By Susan Messer – Bought this book about a notable Detroit intersection (writes Messer: “Joy Road—now there was a misnomer”) after reading an excellent Messer story last summer in Glimmer Train.

This novel covers the months leading up to Detroit’s horrific 1967 summer and its aftermath. The riot/rebellion the city and its residents–and vicariously, the entire country–experienced in July 1967 lasted five days, 43 people died, more than a thousand were injured, and the associated fires destroyed thousands of buildings. The city has never recovered.

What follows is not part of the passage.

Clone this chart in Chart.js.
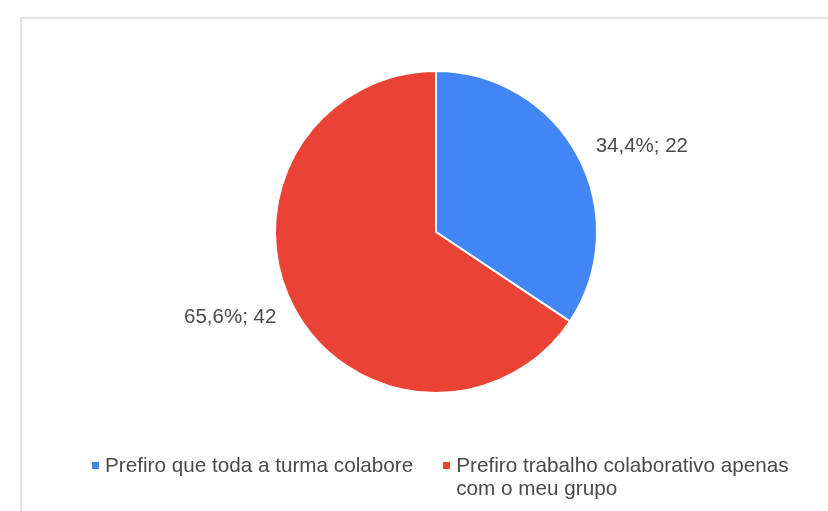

Messer’s story details the intersection of lives, as well—black and white, Jewish and non-Jewish, parents and children. In the unsettled time leading up to the July events, Harry Levine—the Jewish owner of a wholesale shoe store founded by his father—and his family members and neighbors debate whether to leave their Detroit neighborhood and join the flight to the white suburbs. Harry also maintains an increasingly uneasy relationship with the store’s upstairs tenants, Curtis and his teenage son Alvin, who are black. Inescapable are the longstanding tensions between blacks and Jews, which derive from a tangled history of thwarted expectations and differing patterns of upward mobility.

Early in the morning after Halloween, nine months before the uprising, Harry and his sister arrive at the store and find painted on the front window the words “Honky Jew Boy.” Alvin is suspected. Later during the riots, when buildings all around the store are erupting in flames, Harry’s building is one of the few to survive, partly because this time the white paint splashed across the front window spells out “Soul Brother.” Alvin wrote it to save his and Curtis’s home.

Harry is a sympathetic character, but he suffers by a lack of coming to grips. He ignores problems with the building’s boiler, so it eventually threatens to blow up in a cloud of steam. More important, he downplays and ignores the simmering social forces in his community, which do explode in violence. While he could have been more conscientious about the boiler, the social forces were beyond one man’s capacity to redress. But he ignored how those forces might affect his wife, daughters, and sister, even though all around him “should we stay?” and “should we go now?” were a dominant conversation. Curtis, especially, tries to cut through the cotton wool Harry surrounds himself with and give him a dose of reality. It’s easier just to keep on keepin on.

This is a beautifully written story by a thoughtful writer that contains barrels of good humor and fundamental humanity. It helps the reader examine many sides of a complex time that should not be forgotten as long as America’s issues with race remain unresolved.